If you were my student, I would give you an A for your question.

4. Sep 4, 2015

jasonRF

good question.
It has been many years (~ 20) since I took a class on solar-terrestrial physics but here is my recollection:

The "open" field lines on the sun occur in hemisphere. that is, one hemisphere has outgoing magnetic field liines, and the other has inward going field lines. The solar wind, which is the flow of plasma (charged particles) leaving the sun is highly conducting, so the magnetic field lines are effectively "frozen in" to the plasma. That is, as the plasma flows out, the magnetic field lines stick to the plasma and are convected outwards, getting stretched.

If you look a long way away from the sun, you will see a thin, azimuthal current sheet separating the outward field lines in one hemisphere from the inward field lines in the other hemisphere. Think about what the magnetic field of an infinite current sheet looks like - that is approximately what you will see locally deep in the heliosphere. This current sheet is not typically in the ecliptic plane, so as the sun rotates (every ~27 days I think?) at the Earth we see different polarities for a couple weeks at a time.

EDIT: Note that many (most?) of the field lines of the sun are closed.
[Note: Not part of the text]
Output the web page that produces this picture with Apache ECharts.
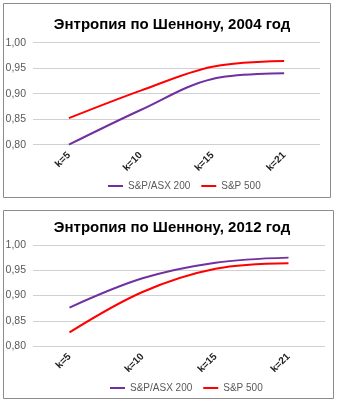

When you see the cool pictures of the sun you can often see the magnetic field loops in the corona.

Keep reading if you are interested in how we typically model this:

For these large scale, low frequency phenomenon we typically use a single fluid (magnetohydrodynamic, or MHD for short) model of the plasma coupled with Maxwell's equations in order to understand what is going on. In this case, "low frequency" implies that the displacement current is much smaller than the conduction current, so we have (in MKS units)
$$\nabla \times \mathbf{B} = \mu_0 \mathbf{J}$$
For a highly conductive fluid like the solar wind, a reasonable "Ohm's law" is,
$$\mathbf{J} = \sigma \left( \mathbf{E + v \times B} \right)$$
where $\mathbf{v}$ is the plasma fluid velocity and $\sigma$ is the conductivity. Combining these equations with Faraday's law yields an equation the describes the magnetic field evolution:
$$\frac{\partial \mathbf{B}}{\partial t} = \nabla \times \left( \mathbf{v \times B} \right) + \frac{1}{\sigma \mu_0} \nabla^2 \mathbf{B}$$
The conductivity of the plasma is HUGE, and in most locations the scale sizes over which things change are very large, so the first term on the right-hand-side usually dominates. This provides the "frozen in" magnetic flux.

However, when the current sheets get thin enough, the second term on the right dominates and we basically have a diffusion equation. So when you get these field lines in opposite directions they diffuse together and a processes known as reconnection occurs:
http://mrx.pppl.gov/Physics/physics.html
This reconnection effectively changes the topology of the magnetic field, and can have the effect of accelerating particles and heating up the plasma.